Senior management at Allen & Overy (A&O) increased their earnings by almost 50% last year against a 10% increase in profits per equity partner, according to the firm's annual report.

A&O's financial report for 2009-10 shows that the key management personnel earned £14.2m over the year, a 43% increase on the 2009 figure of £9.9m.

The group includes managing partner Wim Dejonghe, senior partner David Morley, as well as the heads of the main global practice groups and the support directors.

The magic circle firm posted a 3.8% drop in turnover for the year to £1.05bn, while PEP rose by 10% to £1.1m. Net profits at the firm fell marginally from £430.9m in 2008-09 to £428.8m.

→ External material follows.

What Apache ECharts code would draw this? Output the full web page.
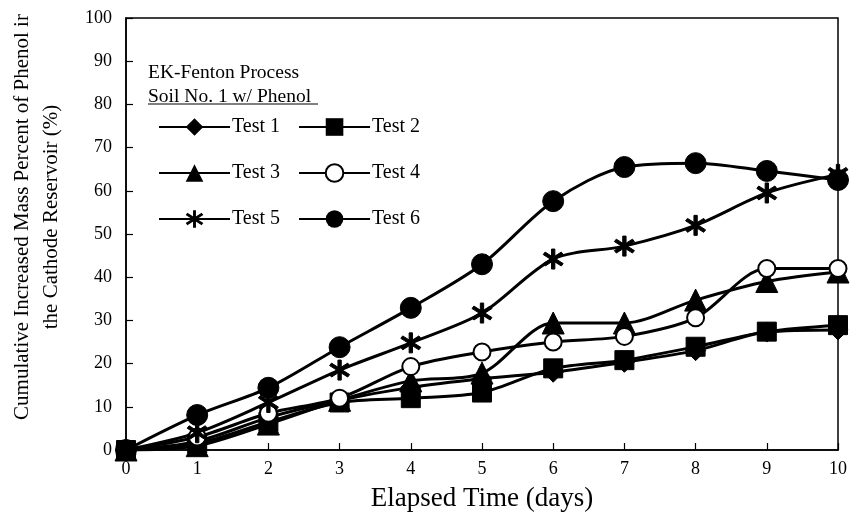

A&O said that the increase in management remuneration was largely due to the increase in the firm's profitability, rather than a change in the size of the senior management group. Equity partners see a year-on-year increase in equity points while directors' bonuses are also tied to the firm's profitability. The firm added that some retirement provisions were also included in the £14.2m sum.

The results came on the back of an 8% decrease in the average number of partners from 490 to 451, while the average number of full equity partners fell from 372 to 355. The average number of lawyers employed at the firm fell by 9%, while average support staff headcount fell by 10%.

The financial report also shows that partner cash injections into the business during the last financial year more than doubled from £15.9m to to £34.9m. The firm said that the increase was a result of an increase in new partners, as every new equity partner is required to make an investment related to their number of equity points.

The statement further highlights the cost-saving benefits of A&O's global restructuring, which despite costing the firm a total of £44m, led to an overall saving of £47.1m between the 2008-09 and 2009-10 financial years.